Ha! Fooled you. It was actually the first batch. But they only lasted a few hours until I was all alone in the hostel dorm, looking out the caged window at tall buildings that shielded my window from light. I felt like this trip was a mistake. What made me think that I could travel alone?
I’m such a homebody. My parents graciously let me live with them this past year after I graduated from college. My parents are a large reason I am on this trip—I was able to save the money to do it thanks to their generosity. But I also lived with them because they’re great people and I love our home. I love banging through the sometimes-there screen door and seeing my dad. I love walking up the path to see Emma, our beagle, scratching at the window like I’ve been gone for a thousand years. I love seeing my mom at work through her office window. I love the sound of our laughter combined. I love home.
Here, there is no home. I was reading a shitty travel writing book a couple of weeks back and the author claimed that his view of home was where “one spent the night.” I do not function under the same reasoning. Sure, home is where the heart is. But home is also where I go to cry, to bake, to cook with my dad, to play on the floor with Emma, to lean against my mom on the couch as we watch TV. More aptly, home is my heart.
Here, there is a desk for checking in. There is a decent kitchen with hot plates. There are rooms stuffed with beds and overflowing backpacks. There is a bathroom with a row of sterile white sinks. This is where I spend my nights, but it’s not home.
And so, I found myself typing through my tears to my boyfriend, my mom and dad, anyone who would entertain my tears. Why was I feeling this way? Why wasn’t I joyful and excited to be here?
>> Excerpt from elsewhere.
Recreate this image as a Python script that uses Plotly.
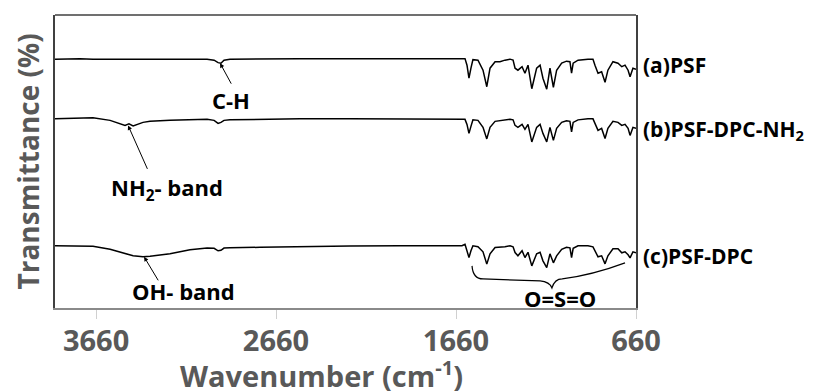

I am alone here. Being alone is not a very common state for me, and never for more than a few hours. Loneliness is rarely something I feel.
Plus, as familiar as this city is to me, it is still foreign. While I understand the language, it is not my own. I am alone here.
After a fitful night of sleep, I woke up and did my best to start the day well. I ate with the German girls I’d met the night before. They hadn’t been to the epic Piazzale Michelangelo, and we walked up there together, the sunshine on our faces. I took them to the train station so they could be on their way to Nice. And then, alone, I went to the English bookstore. I found it with no problem, and went inside. A few of the first books I saw were titled Loneliness and Loneliness as a Way of Life. Perfect.
But then I met some girls that go to my former school in Florence, and I wound up giving them my email. We talked about getting dinner and maybe doing some yoga.
I read in Piazza Republica. I walked to the Italian bookstore. I people watched.
Finally, the familiar feeling of being happy amidst chaos and unfamiliarity came back. Just a little, but the tense knot in my chest had loosened a little. I finally was able to feel why I’d come back and what I’ve been looking forward to the past two years since I left.
This trip isn’t about being comfortable. It’s the exact opposite. This is a challenge for me. I am not good at being entirely alone. I am not good at navigating train stations and timetables. I am not good at eating alone in hostels.